Logo na fase inicial do processo de recuperação judicial, a empresa em dificuldades é protegida com a suspensão de todas as ações e execuções judiciais (inclusive trabalhistas e tributárias) contra ela, garantindo uma “blindagem”, conhecida como stay period. Essa medida permite que haja tempo e fôlego, para que a devedora reorganize suas atividades, sem o risco de penhoras, bloqueios em contas ou outra espécie de constrição que prejudique a atividade empresarial.

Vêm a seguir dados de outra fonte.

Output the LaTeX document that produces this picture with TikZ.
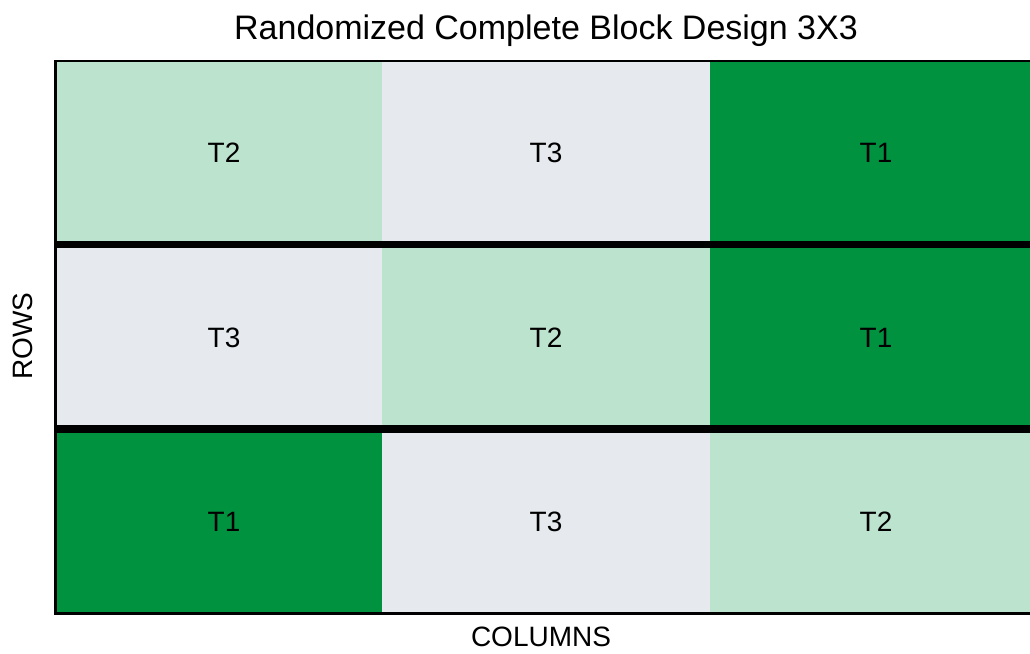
\documentclass[tikz,border=0pt]{standalone}
\usepackage{fontspec}
\setmainfont{Liberation Sans}
\definecolor{lgreen}{RGB}{187,227,205}
\definecolor{dgreen}{RGB}{0,146,63}
\definecolor{lgray}{RGB}{230,234,238}
\begin{document}
\begin{tikzpicture}[x=1pt,y=-1pt,
  lbl/.style={font=\fontsize{28}{33}\selectfont, text=black},
  tlbl/.style={font=\fontsize{28}{33}\selectfont, text=black}]
\useasboundingbox[fill=white] (0,0) rectangle (1030,653);
% cells: columns 55-382, 382-710, 710-1030; rows 61-245, 245-429, 429-613
\fill[lgreen] (55,61) rectangle (382,245);
\fill[lgray]  (382,61) rectangle (710,245);
\fill[dgreen] (710,61) rectangle (1030,245);
\fill[lgray]  (55,245) rectangle (382,429);
\fill[lgreen] (382,245) rectangle (710,429);
\fill[dgreen] (710,245) rectangle (1030,429);
\fill[dgreen] (55,429) rectangle (382,613);
\fill[lgray]  (382,429) rectangle (710,613);
\fill[lgreen] (710,429) rectangle (1030,613);
% labels
\node[tlbl] (c11) at (224,153) {T2};
\node[tlbl] (c12) at (546,153) {T3};
\node[tlbl] (c13) at (876,153) {T1};
\node[tlbl] (c21) at (224,338) {T3};
\node[tlbl] (c22) at (546,338) {T2};
\node[tlbl] (c23) at (876,338) {T1};
\node[tlbl] (c31) at (224,522) {T1};
\node[tlbl] (c32) at (546,522) {T3};
\node[tlbl] (c33) at (876,522) {T2};
% frame lines
\draw[line width=2.5] (54,61) -- (1030,61);
\draw[line width=3] (55,60) -- (55,614);
\draw[line width=3] (54,613) -- (1030,613);
\draw[line width=7.5] (55,244.5) -- (1030,244.5);
\draw[line width=7.5] (55,429) -- (1030,429);
% titles
\node[font=\fontsize{34}{40}\selectfont] (title) at (546,31) {Randomized Complete Block Design 3X3};
\node[lbl] (xlab) at (541,637) {COLUMNS};
\node[lbl, rotate=90] (ylab) at (23,336) {ROWS};
\end{tikzpicture}
\end{document}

Durante os meses de stay period e sua prorrogação, com base em projeções financeiras conservadoras e condizentes com a nova realidade de caixa pós-crise do coronavírus, a empresa apresentará uma proposta de pagamento aos credores. O tempo médio até a deliberação definitiva sobre a proposta de pagamento é de 17 meses, período em que a blindagem da empresa preserva o negócio contra dívidas acumuladas.
A proposta de pagamento aos credores é dividida e tratada em até 4 (quatro) categorias: (i) a classe dos créditos de natureza trabalhista, como verbas não pagas para empregados e ex-empregados, inclusive acordos judiciais descumpridos; (ii) credores com garantia real, habitualmente as dívidas com instituições financeiras não cumpridas, onde foram oferecidas garantias; (iii) credores quirografários, dívidas comuns em aberto, como fornecedores; e, por fim, (iv) credores enquadrados como micro e pequenas empresas.

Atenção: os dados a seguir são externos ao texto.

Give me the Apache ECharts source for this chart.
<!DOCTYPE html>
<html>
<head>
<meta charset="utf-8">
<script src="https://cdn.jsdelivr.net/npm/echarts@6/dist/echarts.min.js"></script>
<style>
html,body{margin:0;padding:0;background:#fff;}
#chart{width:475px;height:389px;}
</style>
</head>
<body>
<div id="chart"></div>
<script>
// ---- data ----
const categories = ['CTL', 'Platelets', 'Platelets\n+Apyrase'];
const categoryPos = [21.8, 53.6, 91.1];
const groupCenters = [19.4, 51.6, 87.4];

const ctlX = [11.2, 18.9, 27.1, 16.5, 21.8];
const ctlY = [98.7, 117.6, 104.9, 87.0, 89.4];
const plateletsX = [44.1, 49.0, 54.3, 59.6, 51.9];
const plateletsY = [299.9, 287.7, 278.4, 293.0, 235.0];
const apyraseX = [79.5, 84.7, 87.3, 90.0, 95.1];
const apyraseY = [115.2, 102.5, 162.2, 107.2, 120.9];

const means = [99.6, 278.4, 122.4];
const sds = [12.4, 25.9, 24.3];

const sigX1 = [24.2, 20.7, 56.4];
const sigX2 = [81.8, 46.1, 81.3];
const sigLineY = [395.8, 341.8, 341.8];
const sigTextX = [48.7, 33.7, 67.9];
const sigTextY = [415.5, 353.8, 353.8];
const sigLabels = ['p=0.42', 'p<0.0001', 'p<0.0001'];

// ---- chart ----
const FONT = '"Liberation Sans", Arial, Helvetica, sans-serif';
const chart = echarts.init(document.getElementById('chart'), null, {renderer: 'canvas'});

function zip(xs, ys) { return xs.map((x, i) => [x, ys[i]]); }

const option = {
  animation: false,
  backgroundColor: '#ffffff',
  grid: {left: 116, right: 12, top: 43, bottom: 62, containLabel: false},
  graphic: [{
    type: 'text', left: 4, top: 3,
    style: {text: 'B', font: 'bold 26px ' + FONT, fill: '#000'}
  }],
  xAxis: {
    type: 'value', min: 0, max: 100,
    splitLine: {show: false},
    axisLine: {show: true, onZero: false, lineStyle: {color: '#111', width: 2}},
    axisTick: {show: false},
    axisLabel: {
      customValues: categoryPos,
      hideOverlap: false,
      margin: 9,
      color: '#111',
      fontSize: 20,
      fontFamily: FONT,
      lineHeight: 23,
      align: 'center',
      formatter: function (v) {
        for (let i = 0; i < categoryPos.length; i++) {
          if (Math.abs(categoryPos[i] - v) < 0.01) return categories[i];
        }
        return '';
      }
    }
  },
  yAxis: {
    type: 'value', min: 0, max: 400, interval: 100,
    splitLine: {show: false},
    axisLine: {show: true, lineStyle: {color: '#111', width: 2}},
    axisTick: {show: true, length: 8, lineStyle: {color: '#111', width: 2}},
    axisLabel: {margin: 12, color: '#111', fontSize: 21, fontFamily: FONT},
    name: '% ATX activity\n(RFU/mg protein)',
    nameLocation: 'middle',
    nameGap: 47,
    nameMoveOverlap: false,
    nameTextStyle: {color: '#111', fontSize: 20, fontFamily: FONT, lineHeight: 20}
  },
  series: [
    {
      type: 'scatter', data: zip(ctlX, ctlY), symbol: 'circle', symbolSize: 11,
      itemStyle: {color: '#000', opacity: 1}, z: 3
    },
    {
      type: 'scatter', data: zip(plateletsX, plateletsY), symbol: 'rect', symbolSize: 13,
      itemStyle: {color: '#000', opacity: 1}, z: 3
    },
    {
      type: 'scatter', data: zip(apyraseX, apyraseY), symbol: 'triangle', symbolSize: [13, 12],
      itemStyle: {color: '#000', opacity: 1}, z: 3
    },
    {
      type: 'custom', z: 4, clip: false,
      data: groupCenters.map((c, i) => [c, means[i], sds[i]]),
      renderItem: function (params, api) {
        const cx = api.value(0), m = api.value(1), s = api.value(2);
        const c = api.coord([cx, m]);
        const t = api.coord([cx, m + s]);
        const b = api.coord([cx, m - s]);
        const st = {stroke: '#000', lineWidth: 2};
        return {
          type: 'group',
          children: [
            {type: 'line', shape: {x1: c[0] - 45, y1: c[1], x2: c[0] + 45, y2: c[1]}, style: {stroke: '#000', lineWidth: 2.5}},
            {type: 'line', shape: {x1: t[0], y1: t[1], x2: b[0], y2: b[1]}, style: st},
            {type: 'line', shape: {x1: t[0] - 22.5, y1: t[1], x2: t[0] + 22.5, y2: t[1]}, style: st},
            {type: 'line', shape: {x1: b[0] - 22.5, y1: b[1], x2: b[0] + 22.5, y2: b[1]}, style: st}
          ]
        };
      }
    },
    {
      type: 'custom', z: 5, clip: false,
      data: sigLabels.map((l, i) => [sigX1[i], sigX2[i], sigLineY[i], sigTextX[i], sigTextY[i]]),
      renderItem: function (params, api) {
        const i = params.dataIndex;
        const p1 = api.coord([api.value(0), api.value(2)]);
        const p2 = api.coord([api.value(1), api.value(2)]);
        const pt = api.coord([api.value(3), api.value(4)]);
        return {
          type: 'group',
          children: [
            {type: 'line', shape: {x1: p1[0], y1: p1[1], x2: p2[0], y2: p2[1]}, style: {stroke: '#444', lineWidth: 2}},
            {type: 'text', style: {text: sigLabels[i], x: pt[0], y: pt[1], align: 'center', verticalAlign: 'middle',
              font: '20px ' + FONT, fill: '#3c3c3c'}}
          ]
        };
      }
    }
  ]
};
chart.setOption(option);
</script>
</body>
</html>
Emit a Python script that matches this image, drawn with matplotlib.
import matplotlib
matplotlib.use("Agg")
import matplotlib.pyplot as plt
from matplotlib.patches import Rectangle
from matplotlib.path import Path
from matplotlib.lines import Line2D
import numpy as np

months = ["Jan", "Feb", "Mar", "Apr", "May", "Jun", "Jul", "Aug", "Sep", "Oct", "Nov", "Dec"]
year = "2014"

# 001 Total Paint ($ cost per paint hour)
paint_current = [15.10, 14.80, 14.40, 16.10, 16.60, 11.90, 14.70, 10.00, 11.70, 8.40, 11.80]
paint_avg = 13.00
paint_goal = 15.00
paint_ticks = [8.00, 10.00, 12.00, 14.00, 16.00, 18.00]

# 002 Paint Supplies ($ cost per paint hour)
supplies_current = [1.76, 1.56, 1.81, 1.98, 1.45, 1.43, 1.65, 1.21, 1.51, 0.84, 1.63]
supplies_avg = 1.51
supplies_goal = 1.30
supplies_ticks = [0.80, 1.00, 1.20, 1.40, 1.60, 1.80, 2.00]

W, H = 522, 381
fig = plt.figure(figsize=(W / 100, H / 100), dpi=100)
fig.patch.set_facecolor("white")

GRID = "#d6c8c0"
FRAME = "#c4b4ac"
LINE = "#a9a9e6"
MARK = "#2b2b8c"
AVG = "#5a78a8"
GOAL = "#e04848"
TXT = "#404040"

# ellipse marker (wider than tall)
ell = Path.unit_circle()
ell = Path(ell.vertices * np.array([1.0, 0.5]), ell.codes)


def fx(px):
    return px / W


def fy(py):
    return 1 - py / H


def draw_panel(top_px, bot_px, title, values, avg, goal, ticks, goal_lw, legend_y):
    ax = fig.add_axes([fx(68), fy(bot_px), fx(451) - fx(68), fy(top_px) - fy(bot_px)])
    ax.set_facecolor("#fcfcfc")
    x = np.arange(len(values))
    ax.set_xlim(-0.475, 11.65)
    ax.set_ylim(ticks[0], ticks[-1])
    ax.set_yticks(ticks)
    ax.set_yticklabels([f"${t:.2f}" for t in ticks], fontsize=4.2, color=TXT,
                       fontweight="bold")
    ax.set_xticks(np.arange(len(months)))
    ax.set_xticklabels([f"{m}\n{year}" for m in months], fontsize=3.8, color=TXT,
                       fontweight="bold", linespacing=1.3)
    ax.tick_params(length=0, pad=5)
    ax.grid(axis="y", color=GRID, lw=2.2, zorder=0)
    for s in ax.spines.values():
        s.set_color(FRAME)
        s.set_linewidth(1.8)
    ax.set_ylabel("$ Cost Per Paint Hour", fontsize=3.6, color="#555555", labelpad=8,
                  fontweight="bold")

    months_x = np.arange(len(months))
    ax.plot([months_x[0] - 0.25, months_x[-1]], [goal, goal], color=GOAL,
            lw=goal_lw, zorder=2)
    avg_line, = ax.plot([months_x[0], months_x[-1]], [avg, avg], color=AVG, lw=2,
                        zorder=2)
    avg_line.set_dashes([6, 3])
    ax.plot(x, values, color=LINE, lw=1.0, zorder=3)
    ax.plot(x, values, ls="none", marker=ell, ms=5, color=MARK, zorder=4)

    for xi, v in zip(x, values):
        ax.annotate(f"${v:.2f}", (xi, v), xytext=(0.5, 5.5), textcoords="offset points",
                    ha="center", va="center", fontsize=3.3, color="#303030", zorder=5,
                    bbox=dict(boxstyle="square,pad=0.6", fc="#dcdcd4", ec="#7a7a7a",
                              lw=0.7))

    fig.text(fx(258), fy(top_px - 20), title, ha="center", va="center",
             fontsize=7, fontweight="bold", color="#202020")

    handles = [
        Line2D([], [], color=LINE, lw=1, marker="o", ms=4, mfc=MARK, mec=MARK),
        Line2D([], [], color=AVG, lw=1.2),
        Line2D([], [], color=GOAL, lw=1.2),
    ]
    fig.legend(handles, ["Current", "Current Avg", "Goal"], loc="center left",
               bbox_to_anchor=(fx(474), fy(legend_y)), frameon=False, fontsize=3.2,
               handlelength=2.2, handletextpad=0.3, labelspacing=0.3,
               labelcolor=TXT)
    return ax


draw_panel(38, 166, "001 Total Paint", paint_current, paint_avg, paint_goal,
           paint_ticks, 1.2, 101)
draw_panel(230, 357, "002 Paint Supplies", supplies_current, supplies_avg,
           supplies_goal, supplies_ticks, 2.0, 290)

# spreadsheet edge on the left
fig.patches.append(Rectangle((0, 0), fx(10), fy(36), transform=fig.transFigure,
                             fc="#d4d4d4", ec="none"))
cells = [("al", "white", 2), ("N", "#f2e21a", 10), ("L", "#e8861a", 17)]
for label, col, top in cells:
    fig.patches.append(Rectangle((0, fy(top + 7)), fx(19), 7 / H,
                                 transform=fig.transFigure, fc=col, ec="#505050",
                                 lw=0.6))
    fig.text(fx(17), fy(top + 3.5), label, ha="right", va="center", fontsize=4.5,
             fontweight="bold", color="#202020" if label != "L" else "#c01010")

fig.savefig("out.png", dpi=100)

Com poucas exceções, as propostas de meios de pagamento, comumente, são aprovadas pelos credores planos com carência, deságios representativos (descontos) e alongamento. Para as dívidas tributárias, as empresas em recuperação judicial poderão aderir a um parcelamento especial.
A Recuperação Judicial permitirá, de forma completa, que as empresas renegociem substancialmente o passivo, além de diluir, por longo prazo, o enfrentamento das dívidas acumuladas no período de crise, garantindo ao mesmo tempo a proteção necessária para o soerguimento da atividade. No contexto da crise COVID-19, especialmente entre as médias e pequenas empresas, provavelmente haverá um significativo aumento de novos pedidos de Recuperação Judicial.